Horror fans know that the visuals of a horror film play a huge role in how disturbing, scary, and unsettling it is…including how long certain images stick in your head after you’ve watched a movie. A horror film’s musical score is just as important as its visuals. Expert use of the right music can give you chills, enhance a scene’s tension, and get under your skin every bit as much as a scary visual. Perhaps the ultimate test is if the music can stand on its own outside of the film, and exert its power over the listener even without the images.
Here are some of the best horror soundtracks that pass all the tests.
Nosferatu the Vampyre, Popol Vuh
The German avant-garde band Popol Vuh created the music for many of Werner Herzog’s films. They are best known for scoring Herzog’s version of Nosferatu, adding a true eerie, haunting, and gothic element to an already atmospheric film. Check out “Brothers of Darkness – Sons of Light” which perfectly accompanies the creepy opening credits (which famously feature real images of the Guanajuato mummies of Mexico).

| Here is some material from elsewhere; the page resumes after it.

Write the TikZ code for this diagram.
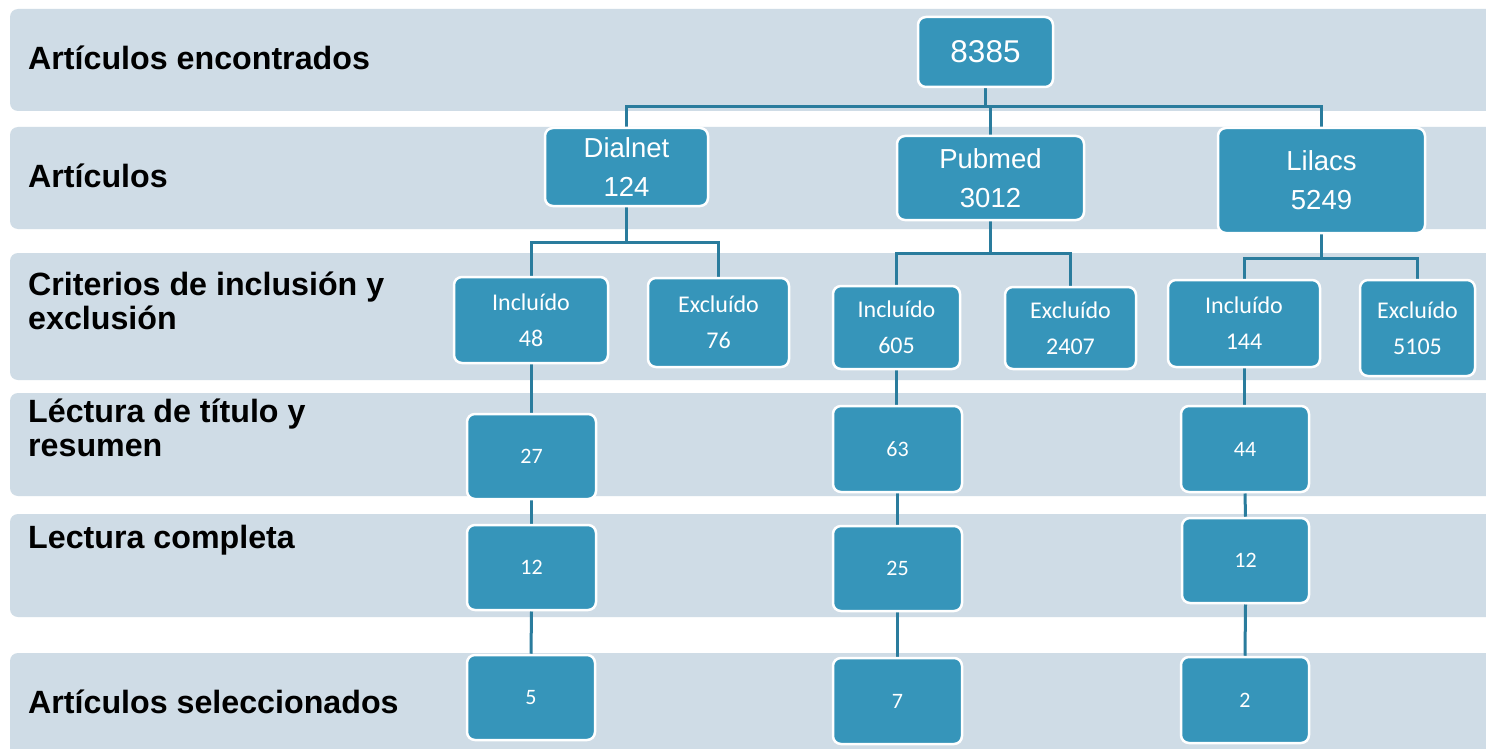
\documentclass[tikz,border=0pt]{standalone}
\usepackage{fontspec}
\setmainfont{Liberation Sans}
\newfontfamily\calib{Carlito}
\definecolor{bandc}{RGB}{207,220,230}
\definecolor{boxc}{RGB}{54,149,186}
\definecolor{linec}{RGB}{42,124,157}
\pgfdeclarelayer{under}
\pgfsetlayers{under,main}
\begin{document}
\begin{tikzpicture}[x=1pt,y=-1pt,
 band/.style={fill=bandc, rounded corners=8pt},
 lab/.style={inner sep=0pt, align=left, font=\fontsize{32.2}{33.5}\selectfont\bfseries},
 bx/.style={draw=white, line width=2.5pt, fill=boxc, rounded corners=8pt, text=white, inner sep=0pt, align=center},
 big/.style={bx, font=\fontsize{27.5}{39}\selectfont},
 top/.style={bx, font=\fontsize{31.5}{36}\selectfont},
 ie/.style={bx, font=\calib\fontsize{24}{36}\selectfont},
 num/.style={bx, font=\calib\fontsize{22}{26}\selectfont},
 conn/.style={draw=linec, line width=3pt}]
\useasboundingbox (0,0) rectangle (1486,749);
\begin{pgfonlayer}{under}
\fill[white] (0,0) rectangle (1486,749);
\fill[band] (10,9) rectangle (1510,111);
\fill[band] (10,127) rectangle (1510,229);
\fill[band] (10,253) rectangle (1510,380);
\fill[band] (10,393) rectangle (1510,496);
\fill[band] (10,514) rectangle (1510,617);
\fill[band] (10,653) rectangle (1510,775);
\end{pgfonlayer}
% row labels
\node[lab, anchor=base west] (l1) at (28,70) {Artículos encontrados};
\node[lab, anchor=base west] (l2) at (28,187) {Artículos};
\node[lab, anchor=north west] (l3) at (28,272) {Criterios de inclusión y\\exclusión};
\node[lab, anchor=north west] (l4) at (28,399) {Léctura de título y\\resumen};
\node[lab, anchor=base west] (l5) at (28,548) {Lectura completa};
\node[lab, anchor=base west] (l6) at (28,713) {Artículos seleccionados};
% boxes
\node[top, minimum width=135, minimum height=70] (n8385) at (985.5,52) {8385};
\node[big, minimum width=163, minimum height=78] (dialnet) at (626.5,167) {Dialnet\\124};
\node[big, minimum width=187, minimum height=84] (pubmed) at (990.5,178) {Pubmed\\3012};
\node[big, minimum width=207, minimum height=105] (lilacs) at (1321.5,180.5) {Lilacs\\5249};
\node[ie, minimum width=154, minimum height=86] (inc1) at (531,320) {Incluído\\48};
\node[ie, minimum width=141, minimum height=89] (exc1) at (718.5,322.5) {Excluído\\76};
\node[ie, minimum width=127, minimum height=83] (inc2) at (896.5,327.5) {Incluído\\605};
\node[ie, minimum width=131, minimum height=82] (exc2) at (1070.5,328) {Excluído\\2407};
\node[ie, minimum width=152, minimum height=87] (inc3) at (1244,323.5) {Incluído\\144};
\node[ie, minimum width=115, minimum height=96] (exc3) at (1417.5,328) {Excluído\\5105};
\node[num, minimum width=129, minimum height=85] (r4a) at (531.5,456.5) {27};
\node[num, minimum width=129, minimum height=86] (r4b) at (897.5,449) {63};
\node[num, minimum width=128, minimum height=86] (r4c) at (1245,449) {44};
\node[num, minimum width=129, minimum height=85] (r5a) at (531.5,567.5) {12};
\node[num, minimum width=129, minimum height=85] (r5b) at (897.5,568.5) {25};
\node[num, minimum width=127, minimum height=85] (r5c) at (1245.5,560.5) {12};
\node[num, minimum width=128, minimum height=85] (r6a) at (531,697.5) {5};
\node[num, minimum width=129, minimum height=86] (r6b) at (897.5,701) {7};
\node[num, minimum width=128, minimum height=86] (r6c) at (1245,700) {2};
% connectors
\coordinate (j1) at (986,107);
\coordinate (d1) at (626.5,242);
\coordinate (p1) at (990.5,253);
\coordinate (q1) at (1321.5,258);
\begin{pgfonlayer}{under}
\draw[conn] (n8385.south) |- (pubmed.north |- j1) -- (pubmed.north);
\draw[conn] (dialnet.north) |- (j1) -| (lilacs.north);
\draw[conn] (dialnet.south) -- (d1);
\draw[conn] (inc1.north) |- (d1) -| (exc1.north);
\draw[conn] (pubmed.south) -- (p1);
\draw[conn] (inc2.north) |- (p1) -| (exc2.north);
\draw[conn] (lilacs.south) -- (q1);
\draw[conn] (inc3.north) |- (q1) -| (exc3.north);
\draw[conn] (inc1.south) -- (inc1.south |- r4a.north);
\draw[conn] (r4a.south) -- (r5a.north);
\draw[conn] (r5a.south) -- (r6a.north);
\draw[conn] (inc2.south) -- (inc2.south |- r4b.north);
\draw[conn] (r4b.south) -- (r5b.north);
\draw[conn] (r5b.south) -- (r6b.north);
\draw[conn] (inc3.south) -- (inc3.south |- r4c.north);
\draw[conn] (r4c.south) -- (r5c.north);
\draw[conn] (r5c.south) -- (r6c.north);
\end{pgfonlayer}
\end{tikzpicture}
\end{document}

Rosemary’s Baby, Krzysztof Komeda
Polish jazz musician Krzysztof Komeda was a frequent collaborator with the film’s director Roman Polanski. Rosemary’s Baby skillfully combines music and visuals to create an overwhelming sense of the darkness, dread, and lonely sadness that Rosemary experiences. The eerie and haunting “Lullaby” features Mia Farrow herself singing the haunting la-la-las.
Halloween, John Carpenter
Did you know that Halloween’s director John Carpenter also composed the film’s iconic score? Soundtrack experts note that Carpenter expertly crafted the main theme to convey the impression of a frightened victim being chased by a cold, confident killer by interspersing the fast, dissonant main melody with those ominous lower and slower musical “stabs”…as heard here:
28 Days Later, John Murphy
The soundtrack for Danny Boyle’s post-apocalyptic zombie movie 28 Days Later is a popular recent entry into the best horror soundtrack category. Fans point to how the score perfectly captures all of the competing elements of the movie, from intensity and fear to eerie stillness and calm. The most well-known song, “In the House, In a Heartbeat” is so beautiful, it was even used in a Luis Vuitton commercial!
The Italian progressive rock band Goblin created the unique soundtrack for Dario Argento’s classic Italian horror film Suspira. Critics note that virtually all of the tracks can easily stand on their own as innovative and mesmerizing songs, especially the title track, “Witch,” and “Marcos.” The title track “Suspira” is strong and forceful, a perfect introduction to the film:
Resident Evil, Various Artists
The Resident Evil soundtrack doesn’t always make film critics’ lists of best horror movie soundtracks, like the always-present Jaws score for example, but ask horror fans what their favorite soundtrack is and you’re likely to get more than a few who say Resident Evil. With songs from bands like Slipknot, Marilyn Manson, Depeche Mode, Rammstein, and Mudvayne, it’s easy to understand why. Here’s a sample:
Alien, Jerry Goldsmith
Composer Jerry Goldsmith created many great film scores, including horror movies like The Omen (which won him an Oscar) and Poltergeist. Many critics point to his innovative, avant-garde soundtrack to 1979’s Alien as his best work. Goldsmith used unusual instruments like the didgeridoo and conch shells to create the ominous and otherworldly score. Skip the original version and go for the remastered 2 disc set.
Near Dark, Tangerine Dream
The vampire Western Near Dark has become a cult classic since its release in 1987. Director Kathryn Bigelow turned to innovative German electronic group Tangerine Dream to score the film. The music is dark, eerie, and evocative. It’s a perfect accompaniment to the atmospheric film, and also stands well on its own. A true gem that’s worth seeking out if you’ve never heard it.